- _Task statement_: The listing below should be printed exactly, every line of it. Skip the pictures.

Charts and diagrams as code
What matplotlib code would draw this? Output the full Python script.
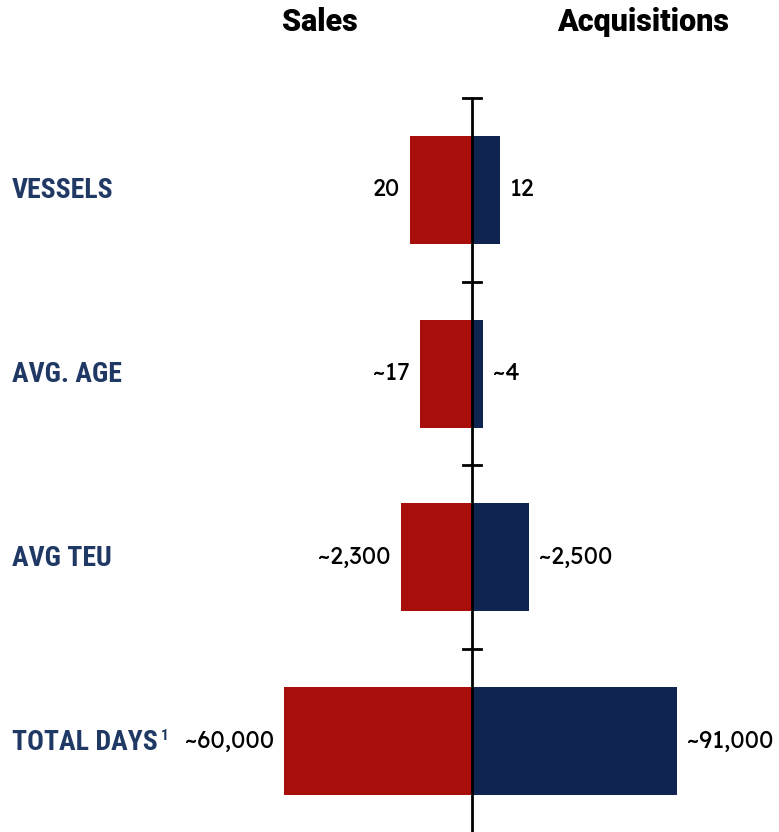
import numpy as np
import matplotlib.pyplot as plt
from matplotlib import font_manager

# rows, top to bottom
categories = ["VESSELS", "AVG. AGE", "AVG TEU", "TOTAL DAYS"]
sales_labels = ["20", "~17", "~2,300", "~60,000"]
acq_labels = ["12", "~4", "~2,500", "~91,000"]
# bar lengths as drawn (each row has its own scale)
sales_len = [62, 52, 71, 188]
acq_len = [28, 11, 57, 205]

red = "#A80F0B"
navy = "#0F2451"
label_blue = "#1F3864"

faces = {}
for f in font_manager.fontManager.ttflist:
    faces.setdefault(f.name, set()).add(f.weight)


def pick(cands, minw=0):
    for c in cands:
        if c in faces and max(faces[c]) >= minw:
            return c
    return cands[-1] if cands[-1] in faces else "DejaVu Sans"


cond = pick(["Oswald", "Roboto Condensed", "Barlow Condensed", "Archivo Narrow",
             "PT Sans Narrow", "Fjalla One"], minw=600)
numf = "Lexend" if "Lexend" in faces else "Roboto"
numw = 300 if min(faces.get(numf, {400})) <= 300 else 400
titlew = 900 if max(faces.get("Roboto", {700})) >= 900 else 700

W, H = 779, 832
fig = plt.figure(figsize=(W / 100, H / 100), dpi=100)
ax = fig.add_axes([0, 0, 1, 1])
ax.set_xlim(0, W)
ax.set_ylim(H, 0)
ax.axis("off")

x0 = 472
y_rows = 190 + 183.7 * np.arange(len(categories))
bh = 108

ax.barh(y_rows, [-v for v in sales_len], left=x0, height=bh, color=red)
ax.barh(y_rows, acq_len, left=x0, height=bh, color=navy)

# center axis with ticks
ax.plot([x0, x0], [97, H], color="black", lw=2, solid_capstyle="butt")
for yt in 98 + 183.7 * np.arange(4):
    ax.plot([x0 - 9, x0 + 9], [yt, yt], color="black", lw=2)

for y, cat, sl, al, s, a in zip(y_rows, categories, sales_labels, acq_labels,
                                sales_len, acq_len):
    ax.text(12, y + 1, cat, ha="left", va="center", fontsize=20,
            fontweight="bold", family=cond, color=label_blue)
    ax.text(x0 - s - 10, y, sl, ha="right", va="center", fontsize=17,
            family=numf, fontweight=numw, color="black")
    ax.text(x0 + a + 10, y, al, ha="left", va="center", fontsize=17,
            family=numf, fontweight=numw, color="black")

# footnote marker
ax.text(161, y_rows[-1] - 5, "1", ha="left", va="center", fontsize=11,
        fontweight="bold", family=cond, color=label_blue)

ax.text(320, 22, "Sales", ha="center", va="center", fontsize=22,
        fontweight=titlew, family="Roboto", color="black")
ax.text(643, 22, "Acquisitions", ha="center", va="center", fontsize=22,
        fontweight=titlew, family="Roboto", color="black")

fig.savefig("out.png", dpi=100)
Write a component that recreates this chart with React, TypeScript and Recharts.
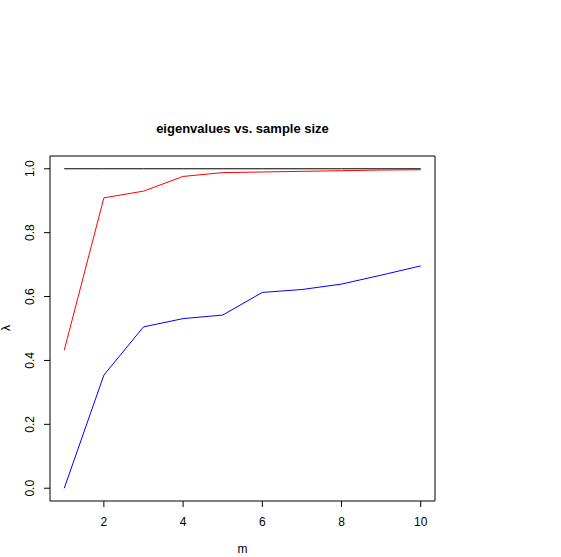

- _Reply_:
What matplotlib code would draw this? Output the full Python script.
import numpy as np
import matplotlib.pyplot as plt
from matplotlib import font_manager

# rows, top to bottom
categories = ["VESSELS", "AVG. AGE", "AVG TEU", "TOTAL DAYS"]
sales_labels = ["20", "~17", "~2,300", "~60,000"]
acq_labels = ["12", "~4", "~2,500", "~91,000"]
# bar lengths as drawn (each row has its own scale)
sales_len = [62, 52, 71, 188]
acq_len = [28, 11, 57, 205]

red = "#A80F0B"
navy = "#0F2451"
label_blue = "#1F3864"

faces = {}
for f in font_manager.fontManager.ttflist:
    faces.setdefault(f.name, set()).add(f.weight)


def pick(cands, minw=0):
    for c in cands:
        if c in faces and max(faces[c]) >= minw:
            return c
    return cands[-1] if cands[-1] in faces else "DejaVu Sans"


cond = pick(["Oswald", "Roboto Condensed", "Barlow Condensed", "Archivo Narrow",
             "PT Sans Narrow", "Fjalla One"], minw=600)
numf = "Lexend" if "Lexend" in faces else "Roboto"
numw = 300 if min(faces.get(numf, {400})) <= 300 else 400
titlew = 900 if max(faces.get("Roboto", {700})) >= 900 else 700

W, H = 779, 832
fig = plt.figure(figsize=(W / 100, H / 100), dpi=100)
ax = fig.add_axes([0, 0, 1, 1])
ax.set_xlim(0, W)
ax.set_ylim(H, 0)
ax.axis("off")

x0 = 472
y_rows = 190 + 183.7 * np.arange(len(categories))
bh = 108

ax.barh(y_rows, [-v for v in sales_len], left=x0, height=bh, color=red)
ax.barh(y_rows, acq_len, left=x0, height=bh, color=navy)

# center axis with ticks
ax.plot([x0, x0], [97, H], color="black", lw=2, solid_capstyle="butt")
for yt in 98 + 183.7 * np.arange(4):
    ax.plot([x0 - 9, x0 + 9], [yt, yt], color="black", lw=2)

for y, cat, sl, al, s, a in zip(y_rows, categories, sales_labels, acq_labels,
                                sales_len, acq_len):
    ax.text(12, y + 1, cat, ha="left", va="center", fontsize=20,
            fontweight="bold", family=cond, color=label_blue)
    ax.text(x0 - s - 10, y, sl, ha="right", va="center", fontsize=17,
            family=numf, fontweight=numw, color="black")
    ax.text(x0 + a + 10, y, al, ha="left", va="center", fontsize=17,
            family=numf, fontweight=numw, color="black")

# footnote marker
ax.text(161, y_rows[-1] - 5, "1", ha="left", va="center", fontsize=11,
        fontweight="bold", family=cond, color=label_blue)

ax.text(320, 22, "Sales", ha="center", va="center", fontsize=22,
        fontweight=titlew, family="Roboto", color="black")
ax.text(643, 22, "Acquisitions", ha="center", va="center", fontsize=22,
        fontweight=titlew, family="Roboto", color="black")

fig.savefig("out.png", dpi=100)
Write a component that recreates this chart with React, TypeScript and Recharts.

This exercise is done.